Cured & Sealed

by Florence Lanxuan Liu

Printed and Published by ©Dough Press

Shanghai, China 2024

21cm X 29cm X 3cm

In January of 2024, on the cusp of Chinese New Year, I found myself drawn back to Anchang Water Town - a place steeped in history with an odd combination of commercialized shops, tourists, and a living community. Nestled within this unique town lies a captivating annual event: the meat-curing season. With a stable amount of local soy sauce produced as one of Anchang’s specialties, cured meat are more so a by-product but attracts more attention because of its unique interactions with the architecture and the people. The distinctive aroma of soy sauce and cured meat permeates the air. As I navigated the narrow alleyways, trying to avoid the hanging meat, I was struck by the ingenuity of the townspeople in utilizing their surroundings for this yearly ritual. Through the act of '晒(shai)' - to hang, to exhibit, to expose - I witnessed a community coming together to create a vibrant and temporary installation. Inspired by this display, I have endeavored to capture and share the essence of this tradition in the form of a book. By documenting and reproducing the art of hanging, my hope is to preserve and continue the tradition of ‘晒(shai)’.

熟化 封存

在2024年农历新年临近之际,我回到了安昌古镇——一个即商业化又充满生活痕迹的江南水乡。
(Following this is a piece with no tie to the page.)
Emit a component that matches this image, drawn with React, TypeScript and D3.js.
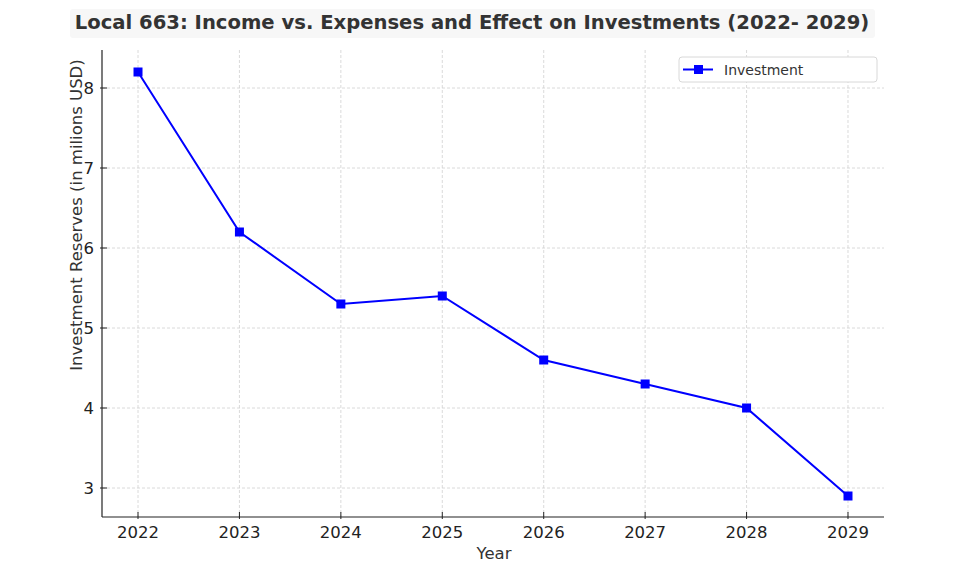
import React from "react";
import * as d3 from "d3";

const years = [2022, 2023, 2024, 2025, 2026, 2027, 2028, 2029];
const investment = [8.2, 6.2, 5.3, 5.4, 4.6, 4.3, 4.0, 2.9];
const yTicks = [3, 4, 5, 6, 7, 8];
const title = "Local 663: Income vs. Expenses and Effect on Investments (2022- 2029)";
const seriesName = "Investment";
const xLabel = "Year";
const yLabel = "Investment Reserves (in milions USD)";

const W = 960, H = 576;
const left = 102, right = 884, top = 50, bottom = 517;

export default function App() {
  const x = d3.scaleLinear().domain([2021.645, 2029.355]).range([left, right]);
  const y = d3.scaleLinear().domain([2.6375, 8.475]).range([bottom, top]);
  const line = d3.line<number>().x((_, i) => x(years[i])).y((d) => y(d));
  const font = "'DejaVu Sans', sans-serif";
  return (
    <svg width={W} height={H} style={{ position: "absolute", left: 0, top: 0, background: "#fff" }} fontFamily={font}>
      <rect x={70} y={9} width={805} height={29} rx={3} fill="#f7f7f7" />
      <text x={472} y={29} textAnchor="middle" fontSize={19.6} fontWeight="bold" fill="#333">{title}</text>
      {years.map((yr) => (
        <line key={"gx" + yr} x1={x(yr)} x2={x(yr)} y1={top} y2={bottom} stroke="#d0d0d0" strokeDasharray="3,2" strokeWidth={0.8} />
      ))}
      {yTicks.map((t) => (
        <line key={"gy" + t} x1={left} x2={right} y1={y(t)} y2={y(t)} stroke="#d0d0d0" strokeDasharray="3,2" strokeWidth={0.8} />
      ))}
      <line x1={left} x2={left} y1={top} y2={bottom} stroke="#222" strokeWidth={1.2} />
      <line x1={left} x2={right} y1={bottom} y2={bottom} stroke="#222" strokeWidth={1.2} />
      {years.map((yr) => (
        <g key={"tx" + yr}>
          <line x1={x(yr)} x2={x(yr)} y1={bottom + 2} y2={bottom - 5} stroke="#222" />
          <text x={x(yr)} y={bottom + 21} textAnchor="middle" fontSize={16.5} fill="#222">{yr}</text>
        </g>
      ))}
      {yTicks.map((t) => (
        <g key={"ty" + t}>
          <line x1={left - 2} x2={left + 5} y1={y(t)} y2={y(t)} stroke="#222" />
          <text x={left - 8} y={y(t) + 6} textAnchor="end" fontSize={16.5} fill="#222">{t}</text>
        </g>
      ))}
      <text x={494} y={559} textAnchor="middle" fontSize={16.5} fill="#333">{xLabel}</text>
      <text transform={`translate(82,215) rotate(-90)`} textAnchor="middle" fontSize={16.5} fill="#333">{yLabel}</text>
      <path d={line(investment) || ""} fill="none" stroke="#0000ff" strokeWidth={2} />
      {investment.map((v, i) => (
        <rect key={"m" + i} x={x(years[i]) - 4.5} y={y(v) - 4.5} width={9} height={9} fill="#0000ff" />
      ))}
      <rect x={679} y={57} width={198} height={25} rx={3} fill="#fff" stroke="#d8d8d8" />
      <line x1={683} x2={713} y1={69.5} y2={69.5} stroke="#0000ff" strokeWidth={2} />
      <rect x={694} y={65} width={9} height={9} fill="#0000ff" />
      <text x={724} y={75} fontSize={14} fill="#333">{seriesName}</text>
    </svg>
  );
}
在这个独特的古镇中,因年度的腊味制作季节让它变得独一无二。酱油,作为安昌的特产之一,因其稳定的产量,使得腌制腊味成为了一种副产品,但它与建筑和人群的互动却吸引了更多关注。浓烈的酱味和腊肉香气弥漫在空气中。在狭窄的巷子里穿行时,人们需要侧身竭力避开悬挂的腊肠,而我也被镇上原住居民利用周遭环境而晒制腊肉的方式所震撼。通过“晒”,即悬挂/展示/曝光,我目睹了每家每户所创造的一件件“装置”,悬挂亦是展示,而晾晒又何尝不是一场自发的公共艺术?受此场景启发,我决心将所目睹的景象以书籍的形式记录、捕捉、分享和再现晾晒的艺术。